Even with the benefit of hindsight, sometimes there aren’t any facts that would have given away a ‘bad apple’ in the company. Some people hide their negative traits or bad intent really well; others are perfectly good employees until a life or work event happens.
But sometimes hindsight does reveal some red flags that weren’t noticed until after the company landed in the middle of investigation for serious misconduct. By proactively looking for those red flags, it might be possible to prevent the bad behavior before it even happens. At the very least, you might be able to address the behavior before it spills over into larger issues within the team or division. Here are three red flags that small problems might turn into bigger ones if left unaddressed.
An employee is in the Fraud Triangle
The Fraud Triangle outlines three factors that are typically present when a person commits financial fraud. The first two factors are well known – the employee faces pressure that can be resolved with money, and believes they have the opportunity to commit the fraud without it being noticed.
However, many people assume that the fraudster knows what they’re doing is morally wrong. In reality, employees are much more likely to commit fraud if they believe their circumstance makes it morally acceptable to steal money. Examples include a need to care for a family, or an employer they believe has wronged them in some way. That’s why it’s important to counter this rationalization with ethics education – and why employees that are disgruntled are dangerous, especially if serve they in positions of trust.
There are Simultaneous Lifestyle and Behavioral Changes
There are legitimate reasons an employee can suddenly develop the means to afford expensive vehicles or attire – it could be due to a significant other, an inheritance, or even the choice to use some of their savings on belongings. However, if this is accompanied with behavior changes, such as higher stress levels and a less open personality, it might be a sign of wrongdoing. This is especially true if they seem reluctant to take vacation or call in sick, as they may be covering up fraudulent activity while at work.
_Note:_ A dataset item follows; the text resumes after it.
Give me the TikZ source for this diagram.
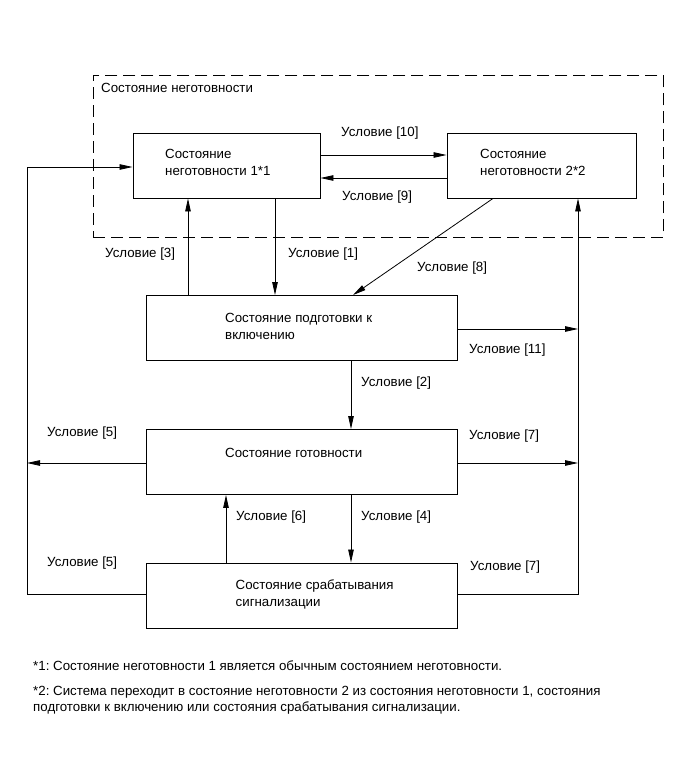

An Employee Hoards Responsibilities
Beyond just refusing to take vacation, there are other signs that a manager is owning work so they can cover up fraud. Do they insist on holding on to responsibilities that could easily be delegated to an employee? Do they seem to hire poor quality staff, even if a different candidate demonstrates more competence during the hiring process? Do they hold on to specific customer or vendor relationships and refuse to let others step in when they’re unavailable? All of these are red flags for management fraud, which generally leads to substantially more losses than non-management fraud.